Ripete la storia che la fidanzata si è data fuoco e si è lanciata dal belvedere. Continua a dire bugie. Roberta aveva 17 anni, e tanti sogni che voleva realizzare. “Le immagini di ciò che è rimasto di lei lasciano sgomenti” , scrive anche questo il gip Lo Piparo. “Il corpo nella parte inferiore è pressoché integro, ma devastato in quella superiore. Il cranio appare rasato”. Il giudice ha chiesto che si faccia chiarezza.

“Dovrà essere accertato se tale circostanza è dovuta ad un fenomeno di combustione o ad un’orribile manifestazione di disprezzo e svilimento della identità femminile” . L’ultimo sfregio a Roberta. Mentre il fidanzato se ne stava a casa dicendo altre bugie, ”con una inedita indifferenza”. Ai suoi genitori disse che la ragazza si era suicidata. Alla madre di Roberta, che aveva accompagnato la figlia a casa intorno alle 2.

Il racconto degli amici

I racconti degli amici e dei parenti della diciassettenne uccisa sono la cronaca di un dramma che si consumava giorno dopo giorno. Ha detto il fratello di Roberta: “Pietro era aggressivo, e faceva uso di sostanze stupefacenti. Alcuni mesi fa, aveva fatto un occhio nero a Roberta dopo una lite per una canna che lei aveva buttato dal finestrino”.
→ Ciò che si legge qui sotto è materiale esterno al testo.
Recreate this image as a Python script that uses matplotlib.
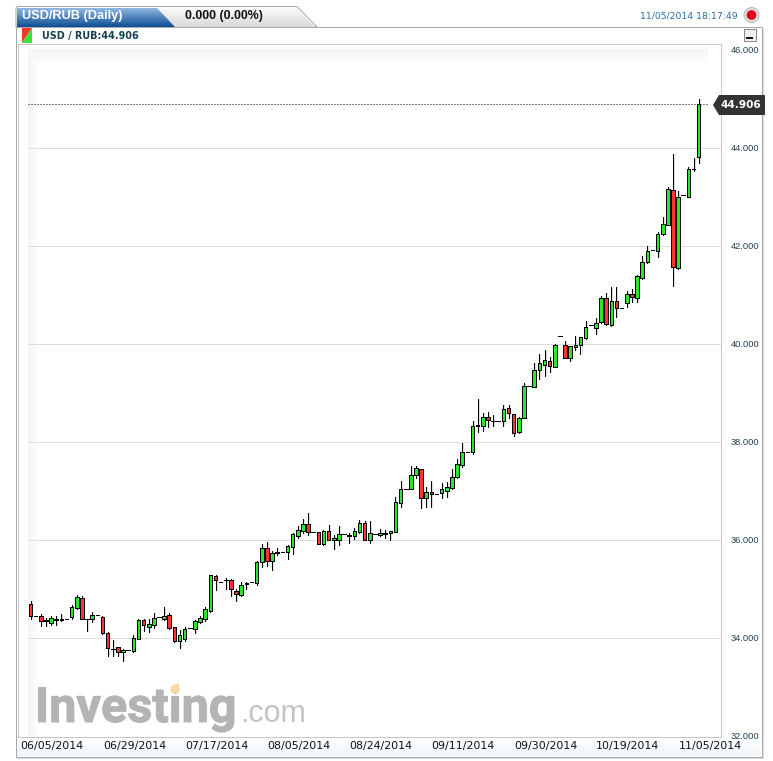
import numpy as np
import matplotlib
matplotlib.use("Agg")
from matplotlib import pyplot as plt
from matplotlib.patches import Polygon, Rectangle, Circle
import matplotlib.patheffects as pe

# daily candles: high, body top, body bottom, low
highs = [34.77,34.46,34.50,34.41,34.45,34.45,34.50,34.39,34.68,34.88,34.87,34.39,34.54,34.48,34.46,34.14,33.97,33.82,33.78,33.76,
         34.07,34.39,34.39,34.39,34.52,34.43,34.64,34.52,34.23,34.18,34.24,34.21,34.38,34.45,34.65,35.30,35.29,35.15,35.23,35.21,
         35.01,35.16,35.16,35.15,35.59,35.93,35.96,35.78,35.84,35.76,35.91,36.15,36.30,36.44,36.56,36.17,36.17,36.22,36.31,36.12,
         36.30,36.13,36.15,36.25,36.42,36.39,36.39,36.14,36.23,36.22,36.20,36.89,37.21,37.06,37.52,37.52,37.46,37.10,37.21,36.94,
         37.17,37.20,37.45,37.66,37.98,37.80,38.44,38.88,38.61,38.63,38.56,38.43,38.76,38.76,38.59,38.53,39.21,39.15,39.62,39.81,
         39.89,39.74,40.01,40.17,40.07,39.97,40.17,40.16,40.48,40.39,40.55,40.99,41.06,41.17,41.17,40.74,41.09,41.13,41.42,41.81,
         42.02,41.92,42.30,42.61,43.22,43.88,43.13,43.06,43.63,43.80,45.01]
body_top = [34.70,34.45,34.45,34.37,34.41,34.39,34.39,34.39,34.64,34.85,34.82,34.39,34.47,34.48,34.43,34.11,33.79,33.82,33.76,33.76,
            34.00,34.37,34.37,34.29,34.41,34.43,34.45,34.48,34.23,34.07,34.19,34.21,34.35,34.41,34.60,35.29,35.27,35.15,35.19,35.19,
            34.97,35.10,35.14,35.15,35.56,35.84,35.84,35.74,35.76,35.76,35.88,36.13,36.21,36.33,36.33,36.17,36.17,36.20,36.19,36.05,
            36.13,36.13,36.12,36.19,36.35,36.35,36.15,36.14,36.15,36.16,36.19,36.78,37.06,37.06,37.33,37.47,37.45,36.98,36.98,36.94,
            37.06,37.10,37.30,37.57,37.80,37.80,38.34,38.35,38.53,38.53,38.44,38.43,38.68,38.70,38.59,38.49,39.15,39.15,39.48,39.62,
            39.68,39.67,40.00,40.17,39.98,39.96,39.98,40.15,40.36,40.39,40.43,40.94,40.94,40.88,40.88,40.74,41.04,41.04,41.39,41.69,
            41.91,41.92,42.25,42.45,43.18,43.16,43.02,43.06,43.59,43.59,44.90]
body_bot = [34.45,34.45,34.36,34.36,34.32,34.37,34.38,34.39,34.43,34.62,34.39,34.39,34.39,34.48,34.11,33.81,33.78,33.73,33.72,33.76,
            33.74,33.99,34.28,34.24,34.28,34.43,34.39,34.22,33.94,33.94,34.00,34.21,34.20,34.33,34.39,34.57,35.19,35.15,35.19,35.01,
            34.90,34.89,35.11,35.15,35.13,35.56,35.58,35.58,35.75,35.76,35.76,35.86,36.10,36.20,36.17,36.17,35.93,35.92,36.01,36.01,
            36.02,36.13,36.09,36.09,36.17,36.02,36.01,36.14,36.12,36.14,36.15,36.18,36.77,37.06,37.06,37.34,36.86,36.86,36.95,36.94,
            36.96,37.02,37.08,37.29,37.55,37.80,37.80,38.34,38.34,38.45,38.43,38.43,38.44,38.61,38.19,38.22,38.51,39.15,39.14,39.47,
            39.59,39.57,39.55,40.17,39.73,39.72,39.94,39.98,40.13,40.39,40.34,40.45,40.41,40.39,40.75,40.74,40.84,40.96,40.94,41.35,
            41.68,41.92,41.91,42.25,42.43,41.59,41.57,43.06,43.02,43.58,43.82]
lows = [34.39,34.45,34.26,34.26,34.28,34.28,34.35,34.39,34.40,34.60,34.39,34.16,34.33,34.48,34.09,33.64,33.65,33.64,33.55,33.76,
        33.72,33.99,34.16,34.14,34.22,34.43,34.38,34.20,33.93,33.80,33.94,34.21,34.11,34.31,34.36,34.55,34.98,35.15,35.01,34.86,
        34.77,34.86,35.02,35.15,35.10,35.45,35.48,35.40,35.71,35.76,35.63,35.73,36.06,36.15,36.12,36.17,35.92,35.91,36.00,35.83,
        35.90,36.13,35.94,36.03,36.16,36.01,35.95,36.14,36.10,36.05,36.01,36.18,36.69,37.06,37.06,37.27,36.66,36.69,36.68,36.94,
        36.86,36.89,37.05,37.27,37.51,37.80,37.76,38.21,38.24,38.31,38.34,38.43,38.34,38.49,38.14,38.19,38.51,39.15,39.13,39.30,
        39.36,39.43,39.55,40.17,39.72,39.66,39.89,39.80,40.11,40.39,40.21,40.43,40.40,40.38,40.57,40.74,40.76,40.87,40.87,41.34,
        41.67,41.92,41.78,42.23,42.43,41.20,41.55,43.06,43.02,43.55,43.71]
# candles drawn in red
down_days = [0,2,10,14,15,17,22,27,28,36,39,40,46,54,56,58,62,65,76,78,89,93,94,101,104,112,114,117,125]

y_ticks = [32,34,36,38,40,42,44,46]
x_labels = ["06/05/2014","06/29/2014","07/17/2014","08/05/2014","08/24/2014",
            "09/11/2014","09/30/2014","10/19/2014","11/05/2014"]
last_price = 44.906

W, H = 773, 761
PX = 0.72  # one pixel line width at dpi 100
fig = plt.figure(figsize=(W/100, H/100), dpi=100, facecolor="white")

# page chrome, drawn in pixel coordinates
bg = fig.add_axes([0, 0, 1, 1])
bg.set_xlim(0, W); bg.set_ylim(H, 0); bg.axis("off")

def grad(ax, x0, x1, y0, y1, c0, c1, clip=None, z=1):
    c0 = np.array(matplotlib.colors.to_rgb(c0)); c1 = np.array(matplotlib.colors.to_rgb(c1))
    t = np.linspace(0, 1, 32)[:, None]
    img = (c0*(1-t) + c1*t)[:, None, :]
    im = ax.imshow(img, extent=[x0, x1, y1, y0], aspect="auto", zorder=z, interpolation="bilinear")
    if clip is not None:
        im.set_clip_path(clip)

# soft shadow and panel
bg.add_patch(Rectangle((17, 29), 747, 730, fc="#dddddd", ec="none", zorder=0))
bg.add_patch(Rectangle((15.5, 26.5), 746.5, 730.5, fc="white", ec="#a8a8a8", lw=PX, zorder=1))
grad(bg, 17, 761, 737, 756, "#ffffff", "#f0f6fb", z=1.1)

# tabs
tab_pts = [(16, 27), (16, 8), (18, 6.5), (297, 6.5), (317, 27)]
bg.add_patch(Polygon(tab_pts, closed=True, fc="white", ec="#a8a8a8", lw=PX, zorder=1.5))
p = Polygon([(17, 27), (17, 8), (297, 8), (315, 27)], closed=True, transform=bg.transData, fc="none", ec="none")
bg.add_patch(p)
grad(bg, 17, 316, 8, 27, "#fbfbfb", "#d8d8d8", clip=p, z=2)
p2 = Polygon([(17, 27), (17, 8), (157, 8), (175, 27)], closed=True, transform=bg.transData, fc="none", ec="none")
bg.add_patch(p2)
grad(bg, 17, 175, 8, 27, "#8fb6e0", "#0e4f96", clip=p2, z=2.1)
bg.set_xlim(0, W); bg.set_ylim(H, 0)

bg.text(22, 16.5, "USD/RUB (Daily)", color="white", fontsize=9.2, family="Liberation Sans", fontweight="bold",
        va="center", zorder=3)
bg.text(185, 16.5, "0.000 (0.00%)", color="#111111", fontsize=8.9, family="Liberation Sans", fontweight="bold",
        va="center", zorder=3)
bg.text(738, 16, "11/05/2014 18:17:49", color="#2a6ca8", fontsize=6.7, family="DejaVu Sans", ha="right",
        va="center", zorder=3)
bg.add_patch(Circle((751.5, 15), 7.5, fc="#dcdcdc", ec="#bbbbbb", lw=PX, zorder=3))
bg.add_patch(Circle((751.5, 15), 4.8, fc="#e2001a", ec="none", zorder=3.1))

# legend row
bg.add_patch(Polygon([(22, 28), (32, 28), (22, 43)], closed=True, fc="#f0392b", ec="none", zorder=3))
bg.add_patch(Polygon([(32, 28), (32, 43), (22, 43)], closed=True, fc="#3ee23a", ec="none", zorder=3))
bg.text(42, 35.5, "USD / RUB:44.906", color="#15404f", fontsize=6.9, family="DejaVu Sans", fontweight="bold",
        va="center", zorder=3)
bg.add_patch(Rectangle((743.5, 29), 12, 12, fc="#eeeeee", ec="#888888", lw=PX, zorder=3))
bg.add_patch(Rectangle((746, 37), 7, 1.6, fc="#111111", ec="none", zorder=3.1))

# plot area
ax = fig.add_axes([18/W, 1-736.5/H, (721-18)/W, (736.5-44)/H], facecolor="white")
x_lim = ((18-30.5)/5.14, (721-30.5)/5.14)
y_lim = (32, 32+692.5/49)
for s in ["left", "right", "top", "bottom"]:
    ax.spines[s].set_color("#c8c8c8"); ax.spines[s].set_linewidth(PX)

# faint gradient along the left and top of the inner area
left_x = (28-30.5)/5.14
right_x = (707-30.5)/5.14
ramp_x = np.clip(np.arange(680)/12.0, 0, 1)
ramp_y = np.clip(np.arange(686)/16.0, 0, 1)
shade = 1 - 0.045*(1-np.minimum.outer(ramp_y, ramp_x))
ax.imshow(shade, extent=[left_x, right_x, 32, 32+686/49], cmap="gray", vmin=0, vmax=1,
          aspect="auto", zorder=0.2)
ax.set_xlim(x_lim); ax.set_ylim(y_lim)

ax.text((35-30.5)/5.14, 32+(736.5-722)/49, "Investing", color="#b4b4b4", fontsize=35, family="Roboto", fontweight="bold",
        va="baseline", zorder=0.5, path_effects=[pe.withStroke(linewidth=0.7, foreground="#b4b4b4")])
ax.text((240-30.5)/5.14, 32+(736.5-722)/49, ".com", color="#c4c4c4", fontsize=22, family="Liberation Sans",
        va="baseline", zorder=0.5)

ax.hlines(y_ticks[1:-1], left_x, x_lim[1], color="#dcdcdc", lw=PX, zorder=1, antialiased=False)
ax.hlines(last_price, left_x, right_x, color="#808080", lw=PX, linestyles=(0, (2, 2)), zorder=1.2, antialiased=False)

idx = np.arange(len(highs))
colors = ["#ff3333" if i in down_days else "#28e828" for i in idx]
ax.vlines(idx+0.2, lows, highs, color="#bbbbbb", lw=PX, alpha=0.5, zorder=2)
ax.vlines(idx, lows, highs, color="black", lw=PX, zorder=3, antialiased=False)
heights = np.array(body_top) - np.array(body_bot)
ax.bar(idx, heights, bottom=body_bot, width=0.7, color=colors, edgecolor="black", linewidth=PX, zorder=4, antialiased=False)

ax.set_yticks(y_ticks)
ax.set_yticklabels(["%.3f" % v for v in y_ticks], color="#21414f", fontsize=6.7, family="Liberation Sans", va="center")
ax.yaxis.tick_right()
ax.tick_params(axis="y", length=0, pad=7)
ax.set_xticks([4.2+16*k for k in range(len(x_labels))])
ax.set_xticklabels(x_labels, color="#111111", fontsize=7.9, family="DejaVu Sans")
ax.tick_params(axis="x", length=0, pad=3)
ax.set_xlim(x_lim); ax.set_ylim(y_lim)

# last price tag and the logo's accent on top of everything
top = fig.add_axes([0, 0, 1, 1], facecolor="none")
top.set_xlim(0, W); top.set_ylim(H, 0); top.axis("off")
top.add_patch(Polygon([(713, 105), (719, 95), (765, 95), (765, 115), (719, 115)], closed=True, fc="#333333", ec="none"))
top.text(740.5, 104.5, "%.3f" % last_price, color="white", fontsize=7.6, family="DejaVu Sans", fontweight="bold",
         ha="center", va="center")
top.add_patch(Polygon([(171, 686), (179, 683), (179, 693), (171, 693)], closed=True, fc="#f9d9a0", ec="none"))

fig.savefig("out.png", dpi=100)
La madre di Pietro ha invece quasi giustificato il figlio: “Pietro mi ha raccontato che lei lo aveva stuzzicato con dei pizzicotti, ne avevo parlato con la madre di Roberta, con cui avevo chiarito la situazione, la ragazza si era assunta la responsabilità di aver provocato la reazione del figlio”. Parole che il giudice stigmatizza, rilevando ancora una volta la violenza dei comportamenti di Pietro Morreale.